Electronic band structure of semiconductor nanostructure arrays

Abstract

Layered, semiconductor superlattices with well widths comparable to the electron wavelength are routinely grown to tailor the electronic properties of artificially structured materials. With the recent advances in the art of nanofabrication, two-dimensional arrays of quantum nanostructures, which should exhibit three-dimensional, quantum, carrier confinement, can be made. Quantum-nanostructure arrays constitute a new generation of artificially structured materials with tailorable electronic properties. In a superlattice, zone folding of the band structure occurs only for bands along the growth direction.

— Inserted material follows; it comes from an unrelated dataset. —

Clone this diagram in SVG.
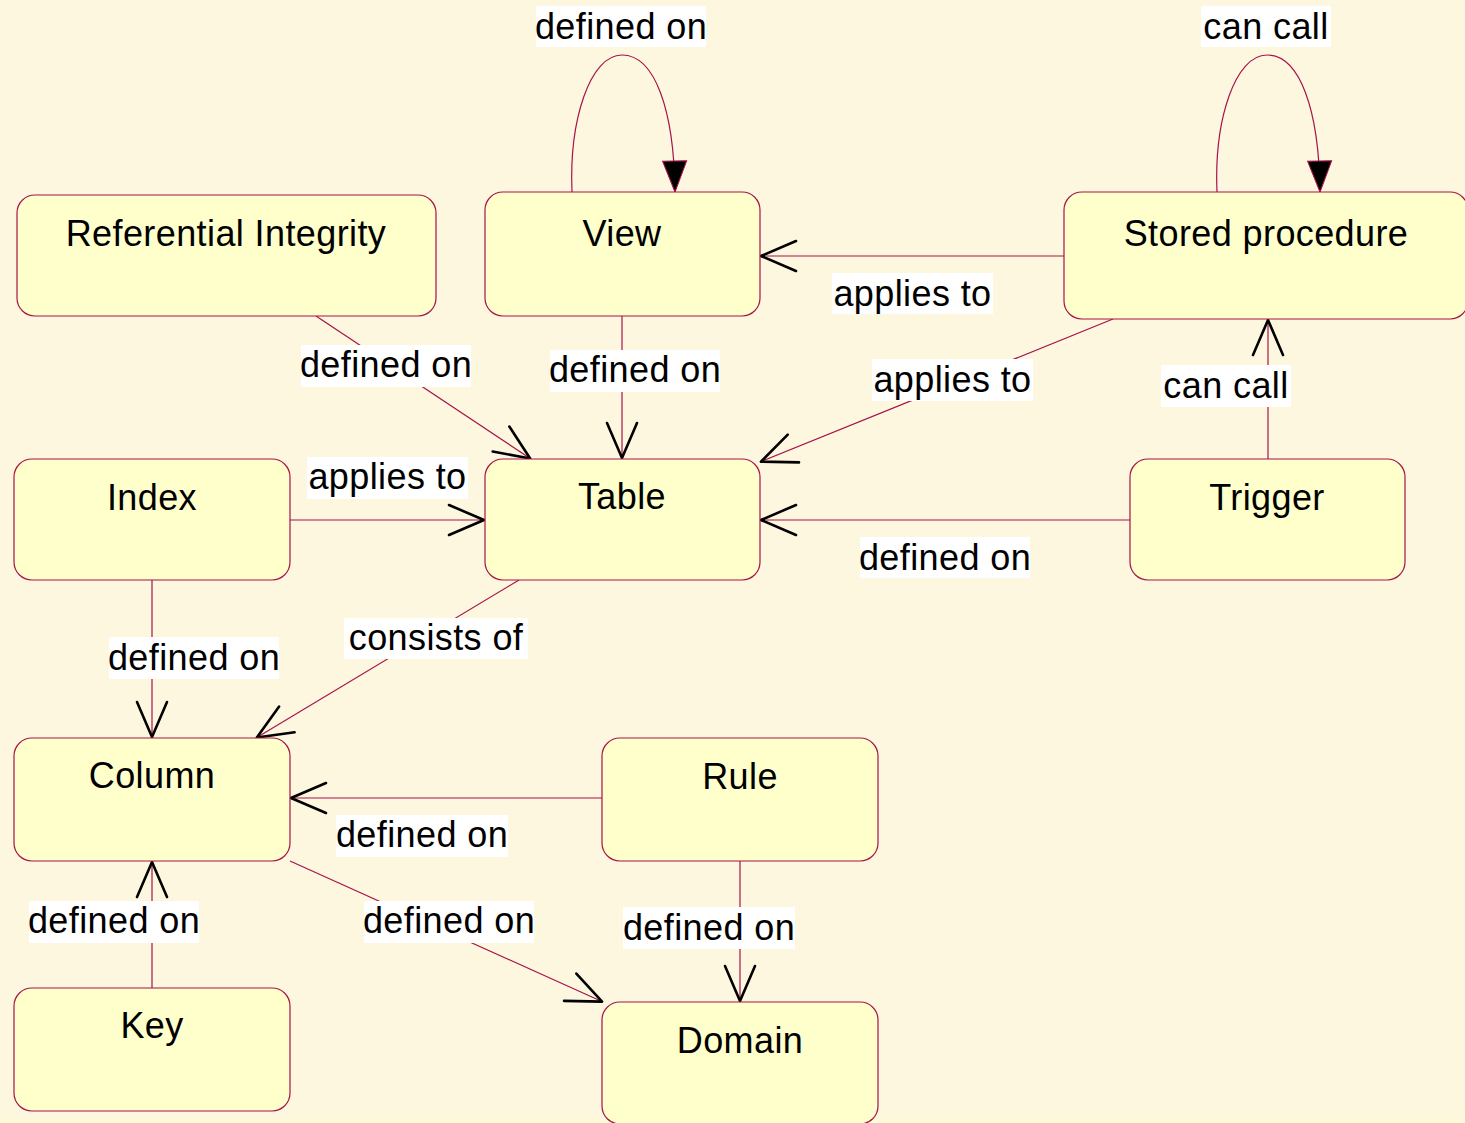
<svg xmlns="http://www.w3.org/2000/svg" width="1465" height="1123" viewBox="0 0 1465 1123">
  <style>
    .node rect { fill: #ffffcc; stroke: #a8124a; stroke-width: 1.2; }
    .node text { font-family: "Liberation Sans", Arial, sans-serif; font-size: 36px; letter-spacing: 0.4px; fill: #000; text-anchor: middle; }
    .edge { fill: none; stroke: #a8124a; stroke-width: 1.2; }
    .open { marker-end: url(#open); }
    .solid { marker-end: url(#solid); }
    .label rect { fill: #ffffff; }
    .label text { font-family: "Liberation Sans", Arial, sans-serif; font-size: 36px; letter-spacing: 0.4px; fill: #000; text-anchor: middle; }
  </style>
  <defs>
    <marker id="open" viewBox="-42 -20 46 40" refX="0" refY="0" markerWidth="46" markerHeight="40" markerUnits="userSpaceOnUse" orient="auto">
      <path d="M-36,-15 L-1,0 L-36,15" fill="none" stroke="#000" stroke-width="2.6" stroke-linejoin="round" stroke-linecap="round"/>
    </marker>
    <marker id="solid" viewBox="-34 -14 36 28" refX="0" refY="0" markerWidth="36" markerHeight="28" markerUnits="userSpaceOnUse" orient="auto">
      <path d="M-31,-12 L0,0 L-31,12 Z" fill="#000" stroke="#a8124a" stroke-width="1"/>
    </marker>
  </defs>

  <!-- canvas -->
  <rect x="0" y="0" width="1465" height="1123" fill="#fdf7df"/>
  <rect x="0" y="1119" width="1465" height="4" fill="#fffbd2"/>

  <!-- connectors -->
  <g id="connectors">
    <path class="edge solid" d="M572,192 C569,120 590,55 622,55 C655,55 674,110 675,192"/>
    <path class="edge solid" d="M1217,192 C1214,120 1235,55 1267,55 C1300,55 1319,110 1320,192"/>
    <path class="edge open" d="M1064,256 L760,256"/>
    <path class="edge open" d="M1113,319 L760,462"/>
    <path class="edge open" d="M1268,459 L1268,319"/>
    <path class="edge open" d="M1130,520 L760,520"/>
    <path class="edge open" d="M316,316 L531,459"/>
    <path class="edge open" d="M622,316 L622,459"/>
    <path class="edge open" d="M290,520 L485,520"/>
    <path class="edge open" d="M519,580 L256,738"/>
    <path class="edge open" d="M152,580 L152,738"/>
    <path class="edge open" d="M602,798 L290,798"/>
    <path class="edge open" d="M152,988 L152,861"/>
    <path class="edge open" d="M290,861 L603,1002"/>
    <path class="edge open" d="M740,861 L740,1002"/>

    <!-- connector labels -->
    <g class="label"><rect x="536" y="6" width="170" height="41"/><text x="621" y="39">defined on</text></g>
    <g class="label"><rect x="1201" y="6" width="130" height="41"/><text x="1266" y="39">can call</text></g>
    <g class="label"><rect x="832" y="273" width="161" height="41"/><text x="912.5" y="306">applies to</text></g>
    <g class="label"><rect x="872" y="359" width="161" height="42"/><text x="952.5" y="392">applies to</text></g>
    <g class="label"><rect x="1161" y="365" width="130" height="42"/><text x="1226" y="398">can call</text></g>
    <g class="label"><rect x="860" y="537" width="170" height="41"/><text x="945" y="570">defined on</text></g>
    <g class="label"><rect x="301" y="345" width="170" height="42"/><text x="386" y="377">defined on</text></g>
    <g class="label"><rect x="550" y="350" width="170" height="42"/><text x="635" y="382">defined on</text></g>
    <g class="label"><rect x="307" y="457" width="161" height="42"/><text x="387.5" y="489">applies to</text></g>
    <g class="label"><rect x="344" y="618" width="184" height="41"/><text x="436" y="650">consists of</text></g>
    <g class="label"><rect x="109" y="637" width="170" height="42"/><text x="194" y="670">defined on</text></g>
    <g class="label"><rect x="336" y="815" width="172" height="42"/><text x="422" y="847">defined on</text></g>
    <g class="label"><rect x="29" y="901" width="170" height="42"/><text x="114" y="933">defined on</text></g>
    <g class="label"><rect x="364" y="901" width="170" height="42"/><text x="449" y="933">defined on</text></g>
    <g class="label"><rect x="623" y="907" width="172" height="42"/><text x="709" y="940">defined on</text></g>
  </g>

  <!-- nodes -->
  <g id="referential-integrity" class="node"><rect x="17" y="195" width="419" height="121" rx="18"/><text x="226" y="246">Referential Integrity</text></g>
  <g id="view" class="node"><rect x="485" y="192" width="275" height="124" rx="18"/><text x="622" y="246">View</text></g>
  <g id="stored-procedure" class="node"><rect x="1064" y="192" width="404" height="127" rx="18"/><text x="1266" y="246">Stored procedure</text></g>
  <g id="index" class="node"><rect x="14" y="459" width="276" height="121" rx="18"/><text x="152" y="510">Index</text></g>
  <g id="table" class="node"><rect x="485" y="459" width="275" height="121" rx="18"/><text x="622" y="509">Table</text></g>
  <g id="trigger" class="node"><rect x="1130" y="459" width="275" height="121" rx="18"/><text x="1267" y="510">Trigger</text></g>
  <g id="column" class="node"><rect x="14" y="738" width="276" height="123" rx="18"/><text x="152" y="788">Column</text></g>
  <g id="rule" class="node"><rect x="602" y="738" width="276" height="123" rx="18"/><text x="740" y="789">Rule</text></g>
  <g id="key" class="node"><rect x="14" y="988" width="276" height="123" rx="18"/><text x="152" y="1038">Key</text></g>
  <g id="domain" class="node"><rect x="602" y="1002" width="276" height="122" rx="18"/><text x="740" y="1053">Domain</text></g>
</svg>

However, for a two-dimensional array of nanostructures, the zone folding can be tailored in two directions allowing more band mixing and the possibility of greater band alteration. We have performed augmented-plane-wave calculations for independent electrons in a two-dimensional array of two-dimensional, circular, quantum nanostructures to explore the possibilities of tailoring a two-dimensional band structure. Band structures are presented for arrays formed from different types of nanostructures: quantum boxes (wells), quantum bumps (barriers), and quantum resonators (a well surrounded by a thin barrier to allow resonant trapping in the well). Low-energy band states are quasibound in quantum-box arrays. The low-energy states channel between bumps in quantum-bump arrays. In quantum-resonator arrays, the low-energy states can be channeling states or resonant states. Useful electronic properties that can be controllably tailored are identified and discussed.